Su cosa stai lavorando in questo momento?

“Sono appena stato a teatro con questo spettacolo che si chiama “The believers” di Bryony Lavery, che è una delle più importanti drammaturghe inglesi, e andremo in tournée la prossima stagione, abbiamo debuttato da poco, e ora sto scrivendo il mio nuovo testo per il teatro. Poi girerò un film per il cinema tra un paio di mesi di cui ancora non posso parlare”.

Hai partecipato a diverse produzioni che parlano di mafia, come “Il cacciatore 3”, “Squadra antimafia” e il film tv su Paolo Borsellino, da palermitano come affronti questo argomento e come ti approcci a queste interpretazioni?

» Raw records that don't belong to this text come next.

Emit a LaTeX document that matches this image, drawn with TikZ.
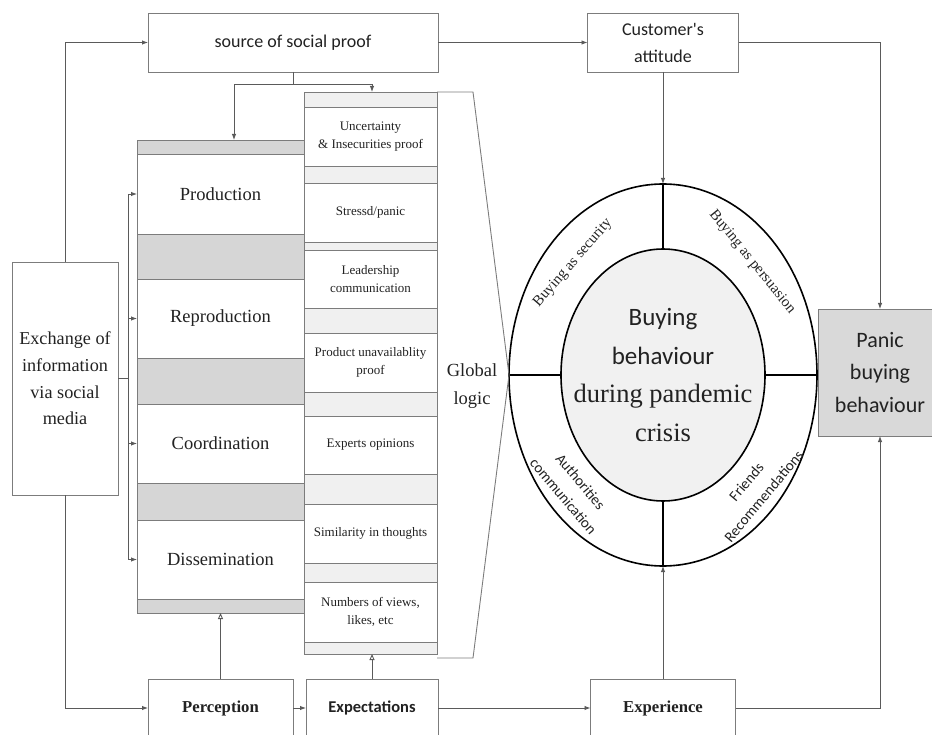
\documentclass[tikz,border=0pt]{standalone}
\usepackage{fontspec}
\setmainfont{Liberation Serif}
\newfontfamily\carl{Carlito}
\usetikzlibrary{arrows.meta,shapes.geometric}
\definecolor{bordc}{HTML}{7C7C7C}
\definecolor{linec}{HTML}{5A5A5A}
\definecolor{gapdark}{HTML}{D6D6D6}
\definecolor{gaplight}{HTML}{F0F0F0}
\definecolor{innerc}{HTML}{F1F1F1}
\definecolor{panicc}{HTML}{D9D9D9}
\definecolor{txtc}{HTML}{222222}
\begin{document}
\begin{tikzpicture}[x=1pt,y=-1pt,
  every node/.style={text=txtc},
  box/.style={draw=bordc, line width=0.9pt, fill=white, inner sep=1pt, outer sep=0pt, align=center},
  lnk/.style={draw=linec, line width=0.9pt},
  arr/.style={lnk, -{Latex[length=6pt,width=4.5pt]}},
  harr/.style={lnk, -{Triangle[open,length=6pt,width=5pt]}},
  ringl/.style={draw=black, line width=1.6pt},
  lefttxt/.style={font=\fontsize{18.5}{22}\selectfont},
  midtxt/.style={font=\fontsize{13}{18.5}\selectfont},
  sanstop/.style={font=\carl\fontsize{18}{27}\selectfont},
  botserif/.style={font=\bfseries\fontsize{16.7}{20}\selectfont},
  ringserif/.style={font=\rmfamily\fontsize{15}{18}\selectfont},
  ringsans/.style={font=\carl\fontsize{15}{22.5}\selectfont, align=center}]
\path[use as bounding box] (0,0) rectangle (932,735);
\clip (0,0) rectangle (932,735);

% top boxes
\node[box, sanstop, minimum width=290, minimum height=59] (src) at (293,42.5) {source of social proof};
\node[box, sanstop, minimum width=151, minimum height=59] (cust) at (663,42.5) {Customer's\\attitude};

% exchange box
\node[box, minimum width=106, minimum height=233, font=\fontsize{18.2}{26.7}\selectfont] (exch) at (65,378.5) {Exchange of\\information\\via social\\media};

% left column
\node[box, fill=gapdark, minimum width=167, minimum height=473] (leftcol) at (220.5,376.5) {};
\node[box, lefttxt, minimum width=167, minimum height=80] (prod) at (220.5,194) {Production};
\node[box, lefttxt, minimum width=167, minimum height=79] (repr) at (220.5,318.5) {Reproduction};
\node[box, lefttxt, minimum width=167, minimum height=79] (coor) at (220.5,443.5) {Coordination};
\node[box, lefttxt, minimum width=167, minimum height=79] (diss) at (220.5,559.5) {Dissemination};

% middle column
\node[box, fill=gaplight, minimum width=133, minimum height=562] (midcol) at (370.5,373) {};
\node[box, midtxt, minimum width=133, minimum height=59] (unc) at (370.5,136.5) {Uncertainty\\\& Insecurities proof};
\node[box, midtxt, minimum width=133, minimum height=59] (stre) at (370.5,212.5) {Stressd/panic};
\node[box, midtxt, minimum width=133, minimum height=58] (lead) at (370.5,279) {Leadership\\communication};
\node[box, midtxt, minimum width=133, minimum height=59] (prun) at (370.5,362.5) {Product unavailablity\\proof};
\node[box, midtxt, minimum width=133, minimum height=58] (expo) at (370.5,445) {Experts opinions};
\node[box, midtxt, minimum width=133, minimum height=59] (simi) at (370.5,533.5) {Similarity in thoughts};
\node[box, midtxt, minimum width=133, minimum height=60] (numv) at (370.5,612) {Numbers of views,\\likes, etc};

% ring
\node[ellipse, ringl, minimum width=308, minimum height=382, inner sep=0pt, outer sep=0pt] (outer) at (663,375) {};
\node[ellipse, ringl, fill=innerc, minimum width=204, minimum height=252, inner sep=0pt, outer sep=0pt] (inner) at (663,375) {};
\draw[ringl] (outer.north) -- (inner.north);
\draw[ringl] (inner.south) -- (outer.south);
\draw[ringl] (outer.west) -- (inner.west);
\draw[ringl] (inner.east) -- (outer.east);
\node[align=center, font=\fontsize{25}{38.5}\selectfont] (ctext) at (663,375)
  {{\carl Buying}\\{\carl behaviour}\\{\fontsize{26.5}{38.5}\selectfont during pandemic}\\{\fontsize{26.5}{38.5}\selectfont crisis}};
\node[ringserif, rotate=49] (lsec) at (573,263) {Buying as security};
\node[ringserif, rotate=-51] (lper) at (752,262) {Buying as persuasion};
\node[ringsans, rotate=-50] (lauth) at (572,489) {Authorities\\communication};
\node[ringsans, rotate=50] (lfri) at (755,489) {Friends\\Recommendations};

% global logic
\coordinate (gt) at (473,92);
\coordinate (gb) at (473,658);
\coordinate (gbl) at (437,658);
\draw[draw=bordc, line width=0.9pt] (midcol.north east) -- (gt) -- (outer.west) -- (gb) -- (gbl);
\node[align=center, font=\fontsize{18.5}{28}\selectfont] (glog) at (472,386) {Global\\logic};

% panic box
\node[box, fill=panicc, minimum width=124, minimum height=127, font=\carl\fontsize{22}{32.5}\selectfont] (panic) at (880,372.5) {Panic\\buying\\behaviour};

% bottom boxes
\node[box, botserif, minimum width=145, minimum height=58] (perc) at (220.5,708) {Perception};
\node[box, font=\carl\bfseries\fontsize{16.5}{20}\selectfont, minimum width=132, minimum height=58] (expe) at (372,708) {Expectations};
\node[box, botserif, minimum width=145, minimum height=58] (expr) at (663,708) {Experience};

% connectors
\draw[arr] (exch.north) |- (src.west);
\draw[arr] (src.east) -- (cust.west);
\draw[arr] (cust.east) -| (panic.north);
\draw[arr] (cust.south) -- (outer.north);
\draw[arr] (expr.north) -- (outer.south);
\draw[arr] (expr.east) -| (panic.south);
\draw[arr] (exch.south) |- (perc.west);
\draw[arr] (perc.east) -- (expe.west);
\draw[arr] (expe.east) -- (expr.west);
\draw[harr] (perc.north) -- (leftcol.south);
\draw[harr] (expe.north) -- (expe.north |- midcol.south);
\coordinate (sp) at (293,84);
\draw[lnk] (src.south) -- (sp);
\draw[arr] (sp) -| ([xshift=13.5pt]leftcol.north);
\draw[arr] (sp) -| ([xshift=1.5pt]midcol.north);
\coordinate (bk) at (128,378.5);
\draw[lnk] (exch.east) -- (bk);
\draw[arr] (bk) |- (prod.west);
\draw[arr] (bk) |- (repr.west);
\draw[arr] (bk) |- (coor.west);
\draw[arr] (bk) |- (diss.west);
\end{tikzpicture}
\end{document}
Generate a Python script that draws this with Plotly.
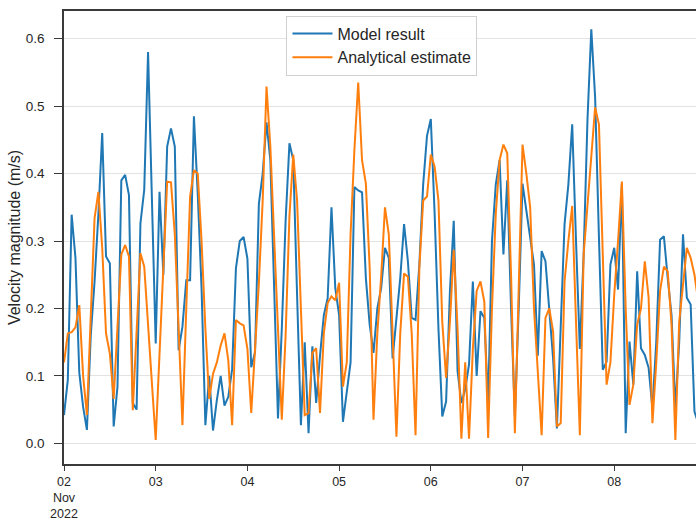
import pandas as pd
import plotly.graph_objects as go

# Hourly velocity magnitudes (m/s), starting 2022-11-02 00:00
model_result = [
    0.042, 0.094, 0.339, 0.275, 0.105, 0.054, 0.020, 0.160, 0.240, 0.340,
    0.460, 0.277, 0.267, 0.025, 0.084, 0.390, 0.398, 0.368, 0.060, 0.050,
    0.326, 0.376, 0.580, 0.360, 0.148, 0.373, 0.250, 0.440, 0.467, 0.440,
    0.138, 0.173, 0.242, 0.242, 0.485, 0.370, 0.230, 0.027, 0.100, 0.019,
    0.064, 0.100, 0.056, 0.069, 0.110, 0.260, 0.300, 0.306, 0.274, 0.113,
    0.135, 0.355, 0.400, 0.476, 0.420, 0.230, 0.037, 0.170, 0.330, 0.445,
    0.420, 0.220, 0.027, 0.150, 0.015, 0.144, 0.060, 0.130, 0.190, 0.215,
    0.350, 0.230, 0.190, 0.032, 0.077, 0.120, 0.380, 0.375, 0.372, 0.245,
    0.176, 0.134, 0.200, 0.230, 0.290, 0.275, 0.126, 0.186, 0.245, 0.325,
    0.270, 0.186, 0.183, 0.265, 0.384, 0.456, 0.481, 0.340, 0.170, 0.040,
    0.062, 0.226, 0.330, 0.107, 0.060, 0.080, 0.117, 0.240, 0.100, 0.196,
    0.186, 0.060, 0.300, 0.384, 0.420, 0.280, 0.390, 0.200, 0.040, 0.200,
    0.385, 0.345, 0.305, 0.265, 0.130, 0.285, 0.270, 0.200, 0.126, 0.022,
    0.166, 0.325, 0.384, 0.473, 0.300, 0.140, 0.280, 0.480, 0.614, 0.513,
    0.305, 0.109, 0.121, 0.265, 0.290, 0.228, 0.384, 0.015, 0.151, 0.087,
    0.255, 0.141, 0.131, 0.112, 0.052, 0.150, 0.302, 0.307, 0.245, 0.190,
    0.052, 0.150, 0.310, 0.216, 0.206, 0.047, 0.030,
]

analytical_estimate = [
    0.120, 0.163, 0.165, 0.172, 0.205, 0.100, 0.042, 0.180, 0.334, 0.373,
    0.290, 0.163, 0.133, 0.066, 0.180, 0.280, 0.294, 0.277, 0.049, 0.160,
    0.282, 0.262, 0.170, 0.090, 0.005, 0.130, 0.250, 0.388, 0.387, 0.310,
    0.170, 0.027, 0.200, 0.366, 0.405, 0.400, 0.300, 0.170, 0.066, 0.103,
    0.120, 0.145, 0.163, 0.123, 0.027, 0.183, 0.178, 0.175, 0.140, 0.045,
    0.140, 0.238, 0.360, 0.529, 0.440, 0.310, 0.163, 0.035, 0.160, 0.337,
    0.428, 0.360, 0.200, 0.042, 0.045, 0.134, 0.141, 0.045, 0.163, 0.208,
    0.218, 0.212, 0.238, 0.084, 0.120, 0.310, 0.435, 0.535, 0.420, 0.385,
    0.260, 0.035, 0.163, 0.247, 0.350, 0.310, 0.163, 0.010, 0.163, 0.252,
    0.247, 0.163, 0.012, 0.260, 0.360, 0.366, 0.428, 0.410, 0.360, 0.180,
    0.097, 0.180, 0.287, 0.170, 0.007, 0.120, 0.007, 0.140, 0.226, 0.240,
    0.210, 0.008, 0.200, 0.340, 0.420, 0.443, 0.430, 0.250, 0.015, 0.250,
    0.443, 0.400, 0.350, 0.200, 0.100, 0.012, 0.186, 0.200, 0.166, 0.025,
    0.030, 0.240, 0.300, 0.352, 0.180, 0.012, 0.280, 0.350, 0.420, 0.498,
    0.473, 0.280, 0.087, 0.120, 0.220, 0.300, 0.388, 0.200, 0.057, 0.087,
    0.176, 0.200, 0.270, 0.216, 0.030, 0.120, 0.226, 0.262, 0.255, 0.176,
    0.005, 0.180, 0.240, 0.290, 0.275, 0.250, 0.210,
]

times = pd.date_range("2022-11-02 00:00", periods=len(model_result), freq="h")

day_ticks = pd.date_range("2022-11-02", "2022-11-08", freq="D")
day_labels = ["02<br>Nov<br>2022", "03", "04", "05", "06", "07", "08"]
y_ticks = [0.0, 0.1, 0.2, 0.3, 0.4, 0.5, 0.6]

font_family = "Liberation Sans, Arial, sans-serif"
text_color = "#262626"
edge_color = "#3a3a3a"

fig = go.Figure()
fig.add_trace(go.Scatter(x=times, y=model_result, mode="lines",
                         name="Model result",
                         line=dict(color="#1f77b4", width=2)))
fig.add_trace(go.Scatter(x=times, y=analytical_estimate, mode="lines",
                         name="Analytical estimate",
                         line=dict(color="#ff7f0e", width=2)))

fig.update_layout(
    width=696, height=520,
    margin=dict(l=64, r=0, t=11, b=56),
    paper_bgcolor="white", plot_bgcolor="white",
    font=dict(family=font_family, color=text_color, size=13.5),
    showlegend=True,
    legend=dict(
        x=0.352, y=0.99, xanchor="left", yanchor="top",
        bgcolor="rgba(255,255,255,0.85)", bordercolor="#d0d0d0", borderwidth=1,
        font=dict(size=16, color=text_color),
        itemwidth=40,
        tracegroupgap=0,
    ),
)

fig.update_xaxes(
    range=[pd.Timestamp("2022-11-02 00:00"), pd.Timestamp("2022-11-08 21:24")],
    tickvals=day_ticks, ticktext=day_labels,
    ticks="outside", ticklen=5, tickwidth=1.2, tickcolor=edge_color,
    showline=True, linecolor=edge_color, linewidth=1.5, mirror=True,
    showgrid=False, zeroline=False, automargin=False,
    tickfont=dict(size=12.5, color=text_color),
    ticklabelstandoff=0,
)

fig.update_yaxes(
    range=[-0.0306, 0.641],
    tickvals=y_ticks, ticktext=[f"{v:.1f}" for v in y_ticks],
    ticks="outside", ticklen=8, tickwidth=1.2, tickcolor=edge_color,
    showline=True, linecolor=edge_color, linewidth=1.5, mirror=False,
    showgrid=True, gridcolor="#e3e3e3", gridwidth=1,
    zeroline=False, automargin=False,
    tickfont=dict(size=13.5, color=text_color),
    ticklabelstandoff=7,
    title=dict(text="Velocity magnitude (m/s)", font=dict(size=16, color=text_color),
               standoff=1),
)

fig.write_html("out.html")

“Chiaramente è un argomento che a noi palermitani tocca in modo particolare, siamo cresciuti attorno a qualcosa di profondamente inquietante, da bambino non avevo molto consapevolezza, era la fine degli anni ’90, era un periodo abbastanza duro, è qualcosa che in qualche modo ti rimane dentro sempre. Io ricordo le stragi di Capaci e di via D'Amelio, non si riusciva a parlare d'altro, era difficile pensare di crescere in quel posto, lì è difficile realizzare i propri sogni. Quando questa cosa poi viene raccontata sullo schermo io cerco di mettere quella che è la mia esperienza, dipende che personaggi sto interpretando, cerco anche di mettere una distanza artistica perché altrimenti se mettessi tutto me stesso emotivamente rischierei di fare un disastro. Combatto tra l'approccio professionale e quello che è il coinvolgimento personale, è una ricerca continua di equilibrio e forse è la cosa più interessante che viene fuori quando parlo di queste cose, quando racconto la mia terra, quando mi trovo nella mia terra che amo tantissimo ma che mi fa altrettanto incazzare. Certe volte mi viene da dire che questa terra non ha speranza, come se la gente continuasse a reiterare lo stesso errore, come se non avesse imparato nulla, poi ogni tanto succede qualcosa che mi fa cambiare idea perché le persone perbene sono la maggioranza, ma purtroppo non riescono a cambiarlo quel posto”.